Biomedical researcher Stephen Kingsmore is on the move. He has just taken on his new post running the new Rady Pediatric Genomics and Systems Medicine Institute, which is part of Rady Children’s Hospital in San Diego. He is leaving Children’s Mercy Hospital (CMH) in Kansas City where he founded the Center for Pediatric Genomic Medicine.
Kingsmore has also just published along with colleagues at CMH a method called STAT-seq in which the team performs whole genome sequencing and analysis in 26 hours.
As Neil Miller, CMH’s director of informatics explains, CMH is in the process of making most of the downstream characterization and interpretation software behind the STAT-seq pipeline freely available. The team also plans to make its warehouse of genetic variants available and they want to launch a software-as-a-service offering for people without IT infrastructure so that they can use these tools.
Nature Methods spoke to Kingsmore and what follows is an edited version of the conversation.
Q: To better diagnose and make treatment decisions about seriously ill babies in intensive care you have found a way to sequence whole genomes of parents and their newborn and analyze them in 26 hours. The babies might be having unexplained seizures, parents are deeply upset. Does this involve a lot of people doing the analysis? Or is much of the analysis automated? Just thinking there might be a new world of jobs opening up.
Stephen Kingsmore: The analysis and interpretation are highly automated. That being said, there will be a new world of jobs opening up as folk like us scale up to meet the needs of local populations.
There are 9 million people living in the Rady catchment area, so we foresee a need for 25,000 parent or child genomes a year! That’s a very large number of new genetic counselors.
Q: How do you validate that the genomic analysis is right, especially under these high-pressure circumstances with high stakes? Sanger sequencing?
S.K.: Yes, Sanger sequencing or other appropriate confirmatory test, depending on the type of mutation.
There may also be a need for functional validation, since all that Sanger does is to say that the letter code is correct – it doesn’t speak to whether the mutation is actually causing disease.
Q: Structural variants are complicated to find, making for time-consuming analysis, but they play a role in many diseases. What is needed to make them part of speedy genome analysis?
S.K.: Yes, this is a key need. We need robust, fast methods for finding structural variants genome wide.
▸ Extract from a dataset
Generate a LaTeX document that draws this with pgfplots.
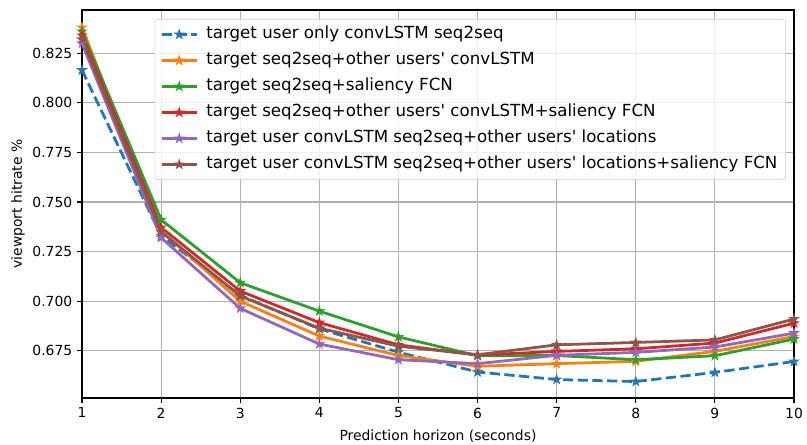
\documentclass[border=0pt]{standalone}
\usepackage{fontspec}
\setmainfont{DejaVu Sans}
\usepackage{pgfplots}
\pgfplotsset{compat=1.18}
\definecolor{tabblue}{HTML}{1F77B4}
\definecolor{taborange}{HTML}{FF7F0E}
\definecolor{tabgreen}{HTML}{2CA02C}
\definecolor{tabred}{HTML}{D62728}
\definecolor{tabpurple}{HTML}{9467BD}
\definecolor{tabbrown}{HTML}{8C564B}
\definecolor{gridgray}{HTML}{B0B0B0}
\newcommand{\q}{\textquotesingle}
\pgfdeclareplotmark{fstar}{%
  \pgfpathmoveto{\pgfpointpolar{90}{\pgfplotmarksize}}%
  \pgfpathlineto{\pgfpointpolar{126}{0.382\pgfplotmarksize}}%
  \pgfpathlineto{\pgfpointpolar{162}{\pgfplotmarksize}}%
  \pgfpathlineto{\pgfpointpolar{198}{0.382\pgfplotmarksize}}%
  \pgfpathlineto{\pgfpointpolar{234}{\pgfplotmarksize}}%
  \pgfpathlineto{\pgfpointpolar{270}{0.382\pgfplotmarksize}}%
  \pgfpathlineto{\pgfpointpolar{306}{\pgfplotmarksize}}%
  \pgfpathlineto{\pgfpointpolar{342}{0.382\pgfplotmarksize}}%
  \pgfpathlineto{\pgfpointpolar{18}{\pgfplotmarksize}}%
  \pgfpathlineto{\pgfpointpolar{54}{0.382\pgfplotmarksize}}%
  \pgfpathclose
  \pgfusepathqfillstroke}
\begin{document}
\begin{tikzpicture}
\useasboundingbox (0,0) rectangle (581.04bp,320.4bp);
\begin{axis}[
  at={(59.04bp,33.84bp)}, anchor=south west,
  scale only axis, width=512.64bp, height=279.36bp,
  xmin=1, xmax=10, ymin=0.6512, ymax=0.8468,
  xtick={1,2,3,4,5,6,7,8,9,10},
  ytick={0.675,0.7,0.725,0.75,0.775,0.8,0.825},
  yticklabel style={/pgf/number format/.cd, fixed, fixed zerofill, precision=3},
  /pgf/number format/assume math mode=true,
  tick label style={font=\fontsize{10bp}{12bp}\selectfont},
  label style={font=\fontsize{10bp}{12bp}\selectfont},
  xlabel={Prediction horizon (seconds)},
  ylabel={viewport hitrate \%},
  xlabel style={at={(axis description cs:0.5,0)}, anchor=center, yshift=-27.4bp},
  ylabel style={at={(axis description cs:0,0.5)}, anchor=center, yshift=46bp},
  tick pos=left, tick align=outside,
  major tick length=3.5bp,
  every tick/.style={black, line width=0.8bp},
  axis line style={black, line width=0.8bp},
  grid=major, grid style={gridgray, line width=0.8bp},
  every axis plot/.append style={line width=2bp, mark=fstar, mark size=3.1bp, mark options={solid, line width=0.8bp}},
  legend cell align=left,
  legend style={at={(0.9888,0.9768)}, anchor=north east,
    draw=black!20, fill=white, fill opacity=0.8, text opacity=1, rounded corners=2bp,
    font=\fontsize{12bp}{14bp}\selectfont,
    nodes={inner ysep=0pt, text height=9bp, text depth=3bp},
    row sep=6.7bp, column sep=4bp, inner xsep=4bp, inner ysep=5bp},
  legend image code/.code={\draw[mark repeat=2, mark phase=2] plot coordinates {(0bp,0bp) (12.5bp,0bp) (25bp,0bp)};},
]
\addplot[tabblue, dashed, dash pattern=on 7.4bp off 3.2bp] coordinates {
(1,0.8165) (2,0.7330) (3,0.7030) (4,0.6860) (5,0.6743) (6,0.6643) (7,0.6605) (8,0.6595) (9,0.6641) (10,0.6696)};
\addlegendentry{target user only convLSTM seq2seq}
\addplot[taborange] coordinates {
(1,0.8380) (2,0.7355) (3,0.7000) (4,0.6824) (5,0.6726) (6,0.6672) (7,0.6685) (8,0.6697) (9,0.6747) (10,0.6822)};
\addlegendentry{target seq2seq+other users\q{} convLSTM}
\addplot[tabgreen] coordinates {
(1,0.8360) (2,0.7411) (3,0.7093) (4,0.6950) (5,0.6820) (6,0.6725) (7,0.6726) (8,0.6705) (9,0.6725) (10,0.6809)};
\addlegendentry{target seq2seq+saliency FCN}
\addplot[tabred] coordinates {
(1,0.8340) (2,0.7372) (3,0.7051) (4,0.6892) (5,0.6780) (6,0.6728) (7,0.6747) (8,0.6760) (9,0.6789) (10,0.6889)};
\addlegendentry{target seq2seq+other users\q{} convLSTM+saliency FCN}
\addplot[tabpurple] coordinates {
(1,0.8300) (2,0.7320) (3,0.6964) (4,0.6784) (5,0.6705) (6,0.6685) (7,0.6727) (8,0.6742) (9,0.6769) (10,0.6839)};
\addlegendentry{target user convLSTM seq2seq+other users\q{} locations}
\addplot[tabbrown] coordinates {
(1,0.8320) (2,0.7350) (3,0.7026) (4,0.6864) (5,0.6773) (6,0.6730) (7,0.6780) (8,0.6792) (9,0.6805) (10,0.6910)};
\addlegendentry{target user convLSTM seq2seq+other users\q{} locations+saliency FCN}
\end{axis}
\end{tikzpicture}
\end{document}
Microarrays don’t pick up small structural variants nor complex variants, like inversions.
This will be a race between longer read or longer insert whole genome sequencing and newer methods such as offerings from companies such as 10X Genomics and BioNano.
We then need to integrate the two types of variant information so we get a full picture of variations. And all of that can happen with the ease of interpretation and speed now possible for whole genome sequencing.
Q There are a number of fast computational analysis pipelines such as Churchill, SpeedSeq and now yours—is this officially a race of speed demons? One of them, Speed-Seq describes genome analysis in 13 hours. How to compare these tools, their sensitivity and specificity?
S.K.: We need a bake-off! I’m biased, but I think ours is fastest with its genome analysis that takes between one and one and a half hours. It has the highest sensitivity and specificity for nucleotide variants, and the smallest IT footprint for local implementation.
However, ours is not yet in the public domain nor yet available on a software-as-a-service basis, and does not yet have fully integrated structural variant calls. We hope to rectify these things by the end of the year.
Q: In your new study you use proprietary hardware by a company called Edico Genome; others are using open source software. Do people need to decide on belonging to the open or closed club when they want to try to implement what you are doing?
S.K.: Edico is a mix of hardware and software. The overall cost, I think, is significantly lower than traditional compute plus freeware. We are strongly focused on making freeware versions of the software described in the manuscript available by the end of the year.
That being said, there are some excellent commercial software options, and Genomics England has gone that route after their bake-off for the 100k Genome Project. So yes, people should really step back at this juncture and think critically about their needs over the next two to three years
Q: The data , particularly on childrens’ genomes is sensitive but also of great interest to researchers. How do you work out data-sharing schemes with these data?
S.K. This is a delicate balancing act. There is great value for researchers to be able to re-analyze genomes together with structured clinical data, especially where a diagnosis was not evident.
We like the secure NIH database of Genotypes and Phenotypes (dbGAP) route, which balances the need for confidentiality, even of de-identified data, with the needs of researchers and funding agencies.